An automated work flow of Sentinel-1 SAR imagery for oil spills analysis is in place for the region of the Great Barrier Reef, processing any new image acquired over the region. The next step is to fine-tune a machine learning detection algorithm to develop a fully automated alert system.

For this research, CSIRO consulted with project partners DES and AMSA but also the Great Barrier Reef Marine Park Authority (GBRMPA) and the National Offshore Petroleum Safety and Environmental Management Authority (NOPSEMA) to ensure the tool can provide real value for the real world.

Paul Irving, AMSA senior advisor, science and technical response said, “This research gives AMSA and other environmental agencies information that we haven’t had access to before.

It could help us better assess regulatory compliance options and improve our ability to assess the extent of any oil spill. We will be able to respond in a more informed and cost-effective manner. It is all about reducing potential threats to the marine environment.”

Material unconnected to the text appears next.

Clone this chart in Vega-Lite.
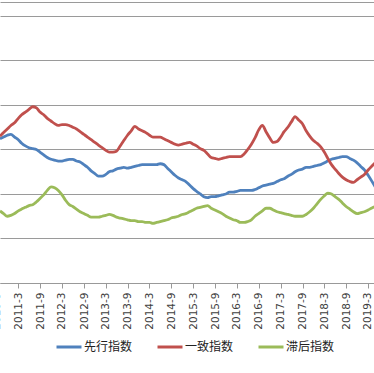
{
"$schema": "https://vega.github.io/schema/vega-lite/v6.json",
"width": 374, "height": 281,
"autosize": {"type": "none"},
"padding": {"top": 2, "left": 0, "right": 0, "bottom": 90},
"background": "white",
"config": {"view": {"stroke": null}, "font": "DejaVu Sans"},
"data": {"values": [
{"d":"2010/09/01","先行指数":101.2,"一致指数":101.5,"滞后指数":93.1},
{"d":"2010/10/01","先行指数":101.4,"一致指数":101.9,"滞后指数":92.8},
{"d":"2010/11/01","先行指数":101.6,"一致指数":102.3,"滞后指数":92.5},
{"d":"2010/12/01","先行指数":101.7,"一致指数":102.7,"滞后指数":92.6},
{"d":"2011/01/01","先行指数":101.4,"一致指数":103.0,"滞后指数":92.8},
{"d":"2011/02/01","先行指数":101.1,"一致指数":103.5,"滞后指数":93.1},
{"d":"2011/03/01","先行指数":100.7,"一致指数":103.9,"滞后指数":93.3},
{"d":"2011/04/01","先行指数":100.4,"一致指数":104.2,"滞后指数":93.5},
{"d":"2011/05/01","先行指数":100.2,"一致指数":104.5,"滞后指数":93.7},
{"d":"2011/06/01","先行指数":100.1,"一致指数":104.8,"滞后指数":93.8},
{"d":"2011/07/01","先行指数":100.0,"一致指数":104.7,"滞后指数":94.1},
{"d":"2011/08/01","先行指数":99.7,"一致指数":104.2,"滞后指数":94.5},
{"d":"2011/09/01","先行指数":99.4,"一致指数":103.9,"滞后指数":94.9},
{"d":"2011/10/01","先行指数":99.1,"一致指数":103.5,"滞后指数":95.4},
{"d":"2011/11/01","先行指数":98.9,"一致指数":103.2,"滞后指数":95.8},
{"d":"2011/12/01","先行指数":98.8,"一致指数":102.9,"滞后指数":95.7},
{"d":"2012/01/01","先行指数":98.7,"一致指数":102.7,"滞后指数":95.4},
{"d":"2012/02/01","先行指数":98.7,"一致指数":102.8,"滞后指数":94.9},
{"d":"2012/03/01","先行指数":98.8,"一致指数":102.8,"滞后指数":94.3},
{"d":"2012/04/01","先行指数":98.9,"一致指数":102.7,"滞后指数":93.8},
{"d":"2012/05/01","先行指数":98.9,"一致指数":102.5,"滞后指数":93.6},
{"d":"2012/06/01","先行指数":98.7,"一致指数":102.3,"滞后指数":93.3},
{"d":"2012/07/01","先行指数":98.6,"一致指数":102.0,"滞后指数":93.0},
{"d":"2012/08/01","先行指数":98.3,"一致指数":101.7,"滞后指数":92.8},
{"d":"2012/09/01","先行指数":98.0,"一致指数":101.4,"滞后指数":92.6},
{"d":"2012/10/01","先行指数":97.6,"一致指数":101.1,"滞后指数":92.4},
{"d":"2012/11/01","先行指数":97.3,"一致指数":100.8,"滞后指数":92.4},
{"d":"2012/12/01","先行指数":97.0,"一致指数":100.5,"滞后指数":92.4},
{"d":"2013/01/01","先行指数":97.0,"一致指数":100.2,"滞后指数":92.5},
{"d":"2013/02/01","先行指数":97.2,"一致指数":99.9,"滞后指数":92.6},
{"d":"2013/03/01","先行指数":97.5,"一致指数":99.7,"滞后指数":92.7},
{"d":"2013/04/01","先行指数":97.6,"一致指数":99.7,"滞后指数":92.6},
{"d":"2013/05/01","先行指数":97.8,"一致指数":99.8,"滞后指数":92.4},
{"d":"2013/06/01","先行指数":97.9,"一致指数":100.4,"滞后指数":92.3},
{"d":"2013/07/01","先行指数":98.0,"一致指数":101.0,"滞后指数":92.2},
{"d":"2013/08/01","先行指数":97.9,"一致指数":101.6,"滞后指数":92.1},
{"d":"2013/09/01","先行指数":98.0,"一致指数":102.1,"滞后指数":92.0},
{"d":"2013/10/01","先行指数":98.1,"一致指数":102.6,"滞后指数":92.0},
{"d":"2013/11/01","先行指数":98.2,"一致指数":102.3,"滞后指数":91.9},
{"d":"2013/12/01","先行指数":98.3,"一致指数":102.1,"滞后指数":91.9},
{"d":"2014/01/01","先行指数":98.3,"一致指数":101.9,"滞后指数":91.8},
{"d":"2014/02/01","先行指数":98.3,"一致指数":101.6,"滞后指数":91.8},
{"d":"2014/03/01","先行指数":98.3,"一致指数":101.4,"滞后指数":91.7},
{"d":"2014/04/01","先行指数":98.3,"一致指数":101.4,"滞后指数":91.8},
{"d":"2014/05/01","先行指数":98.4,"一致指数":101.4,"滞后指数":91.9},
{"d":"2014/06/01","先行指数":98.3,"一致指数":101.2,"滞后指数":92.0},
{"d":"2014/07/01","先行指数":97.9,"一致指数":101.0,"滞后指数":92.1},
{"d":"2014/08/01","先行指数":97.5,"一致指数":100.8,"滞后指数":92.3},
{"d":"2014/09/01","先行指数":97.1,"一致指数":100.6,"滞后指数":92.4},
{"d":"2014/10/01","先行指数":96.8,"一致指数":100.5,"滞后指数":92.5},
{"d":"2014/11/01","先行指数":96.6,"一致指数":100.6,"滞后指数":92.7},
{"d":"2014/12/01","先行指数":96.4,"一致指数":100.7,"滞后指数":92.8},
{"d":"2015/01/01","先行指数":96.0,"一致指数":100.8,"滞后指数":93.0},
{"d":"2015/02/01","先行指数":95.6,"一致指数":100.6,"滞后指数":93.2},
{"d":"2015/03/01","先行指数":95.3,"一致指数":100.4,"滞后指数":93.4},
{"d":"2015/04/01","先行指数":95.0,"一致指数":100.1,"滞后指数":93.5},
{"d":"2015/05/01","先行指数":94.7,"一致指数":99.9,"滞后指数":93.6},
{"d":"2015/06/01","先行指数":94.6,"一致指数":99.5,"滞后指数":93.7},
{"d":"2015/07/01","先行指数":94.7,"一致指数":99.1,"滞后指数":93.4},
{"d":"2015/08/01","先行指数":94.7,"一致指数":99.0,"滞后指数":93.2},
{"d":"2015/09/01","先行指数":94.8,"一致指数":98.9,"滞后指数":93.0},
{"d":"2015/10/01","先行指数":94.9,"一致指数":99.0,"滞后指数":92.8},
{"d":"2015/11/01","先行指数":95.0,"一致指数":99.1,"滞后指数":92.5},
{"d":"2015/12/01","先行指数":95.2,"一致指数":99.2,"滞后指数":92.3},
{"d":"2016/01/01","先行指数":95.2,"一致指数":99.2,"滞后指数":92.1},
{"d":"2016/02/01","先行指数":95.3,"一致指数":99.2,"滞后指数":92.0},
{"d":"2016/03/01","先行指数":95.4,"一致指数":99.2,"滞后指数":91.8},
{"d":"2016/04/01","先行指数":95.4,"一致指数":99.5,"滞后指数":91.8},
{"d":"2016/05/01","先行指数":95.4,"一致指数":100.0,"滞后指数":91.9},
{"d":"2016/06/01","先行指数":95.4,"一致指数":100.6,"滞后指数":92.1},
{"d":"2016/07/01","先行指数":95.5,"一致指数":101.3,"滞后指数":92.5},
{"d":"2016/08/01","先行指数":95.7,"一致指数":102.2,"滞后指数":92.8},
{"d":"2016/09/01","先行指数":95.9,"一致指数":102.7,"滞后指数":93.1},
{"d":"2016/10/01","先行指数":96.0,"一致指数":102.0,"滞后指数":93.4},
{"d":"2016/11/01","先行指数":96.1,"一致指数":101.3,"滞后指数":93.4},
{"d":"2016/12/01","先行指数":96.2,"一致指数":100.8,"滞后指数":93.2},
{"d":"2017/01/01","先行指数":96.4,"一致指数":100.9,"滞后指数":93.0},
{"d":"2017/02/01","先行指数":96.6,"一致指数":101.4,"滞后指数":92.9},
{"d":"2017/03/01","先行指数":96.7,"一致指数":102.0,"滞后指数":92.8},
{"d":"2017/04/01","先行指数":97.0,"一致指数":102.5,"滞后指数":92.7},
{"d":"2017/05/01","先行指数":97.2,"一致指数":103.1,"滞后指数":92.6},
{"d":"2017/06/01","先行指数":97.5,"一致指数":103.7,"滞后指数":92.5},
{"d":"2017/07/01","先行指数":97.7,"一致指数":103.3,"滞后指数":92.5},
{"d":"2017/08/01","先行指数":97.8,"一致指数":102.9,"滞后指数":92.5},
{"d":"2017/09/01","先行指数":98.0,"一致指数":102.1,"滞后指数":92.7},
{"d":"2017/10/01","先行指数":98.0,"一致指数":101.5,"滞后指数":93.0},
{"d":"2017/11/01","先行指数":98.1,"一致指数":101.0,"滞后指数":93.4},
{"d":"2017/12/01","先行指数":98.2,"一致指数":100.7,"滞后指数":93.9},
{"d":"2018/01/01","先行指数":98.3,"一致指数":100.3,"滞后指数":94.4},
{"d":"2018/02/01","先行指数":98.5,"一致指数":99.7,"滞后指数":94.8},
{"d":"2018/03/01","先行指数":98.7,"一致指数":99.0,"滞后指数":95.1},
{"d":"2018/04/01","先行指数":98.9,"一致指数":98.3,"滞后指数":95.0},
{"d":"2018/05/01","先行指数":99.0,"一致指数":97.8,"滞后指数":94.7},
{"d":"2018/06/01","先行指数":99.1,"一致指数":97.3,"滞后指数":94.4},
{"d":"2018/07/01","先行指数":99.2,"一致指数":96.9,"滞后指数":94.0},
{"d":"2018/08/01","先行指数":99.2,"一致指数":96.6,"滞后指数":93.6},
{"d":"2018/09/01","先行指数":99.0,"一致指数":96.4,"滞后指数":93.3},
{"d":"2018/10/01","先行指数":98.8,"一致指数":96.3,"滞后指数":93.0},
{"d":"2018/11/01","先行指数":98.5,"一致指数":96.6,"滞后指数":92.8},
{"d":"2018/12/01","先行指数":98.1,"一致指数":96.9,"滞后指数":92.9},
{"d":"2019/01/01","先行指数":97.7,"一致指数":97.2,"滞后指数":93.0},
{"d":"2019/02/01","先行指数":97.1,"一致指数":97.7,"滞后指数":93.2},
{"d":"2019/03/01","先行指数":96.5,"一致指数":98.1,"滞后指数":93.4},
{"d":"2019/04/01","先行指数":95.8,"一致指数":98.5,"滞后指数":93.6}
]},
"transform": [{"fold": ["先行指数", "一致指数", "滞后指数"], "as": ["系列", "值"]}],
"mark": {"type": "line", "strokeWidth": 2.8, "clip": true, "interpolate": "monotone"},
"encoding": {
  "x": {"field": "d", "type": "temporal",
    "scale": {"domain": [{"year": 2010, "month": 9, "date": 1}, {"year": 2019, "month": 3, "date": 22}]},
    "axis": {"title": null,
      "values": [{"year":2010,"month":9,"date":1},{"year":2011,"month":3,"date":1},{"year":2011,"month":9,"date":1},{"year":2012,"month":3,"date":1},{"year":2012,"month":9,"date":1},{"year":2013,"month":3,"date":1},{"year":2013,"month":9,"date":1},{"year":2014,"month":3,"date":1},{"year":2014,"month":9,"date":1},{"year":2015,"month":3,"date":1},{"year":2015,"month":9,"date":1},{"year":2016,"month":3,"date":1},{"year":2016,"month":9,"date":1},{"year":2017,"month":3,"date":1},{"year":2017,"month":9,"date":1},{"year":2018,"month":3,"date":1},{"year":2018,"month":9,"date":1},{"year":2019,"month":3,"date":1}],
      "format": "%Y-%-m", "labelAngle": 270, "labelAlign": "right", "labelBaseline": "middle",
      "labelFont": "DejaVu Sans", "labelFontSize": 10.5, "labelColor": "#404040", "labelPadding": 4,
      "labelOverlap": false, "labelBound": false, "labelFlush": false,
      "tickSize": 5, "tickColor": "#999999", "tickOffset": -3.5, "domainColor": "#999999", "grid": false}},
  "y": {"field": "值", "type": "quantitative",
    "scale": {"domain": [85, 116.57], "nice": false, "zero": false},
    "axis": {"title": null, "labels": false, "ticks": false, "domain": false,
      "values": [85, 90, 95, 100, 105, 110, 115, 116.57], "gridColor": "#9a9a9a", "gridWidth": 1}},
  "color": {"field": "系列", "type": "nominal",
    "scale": {"domain": ["先行指数", "一致指数", "滞后指数"], "range": ["#4F81BD", "#C0504D", "#9BBB59"]},
    "legend": {"title": null, "orient": "none", "legendX": 55, "legendY": 331, "direction": "horizontal",
      "symbolType": "stroke", "symbolSize": 625, "symbolStrokeWidth": 3,
      "labelFont": "Noto Sans CJK SC", "labelFontSize": 12, "labelColor": "#222222", "labelOffset": 1, "columnPadding": 18}}
}
}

The developed spill detection methods are in the process to be adapted to the NovaSAR-1 satellite, which provides an automatic identification system (AIS), combined with NovaSAR-1’s maritime surveillance mode for ship identification.

This can help to identify specific ships linked to possible illegal discharges.

In addition to the detection of oil slicks, the team are also exploring the use of SAR data for the detection and monitoring of river run-off during the wet season, and how it can be integrated with other CSIRO modelling platforms like eReefs to manage water quality.

The oil spill detection method can be redeployed in under an hour for any region of the world.

This novel approach is not only beneficial for Australia, it can also be used for south-east Asia or the Pacific islands where CSIRO is actively undertaking environmental research.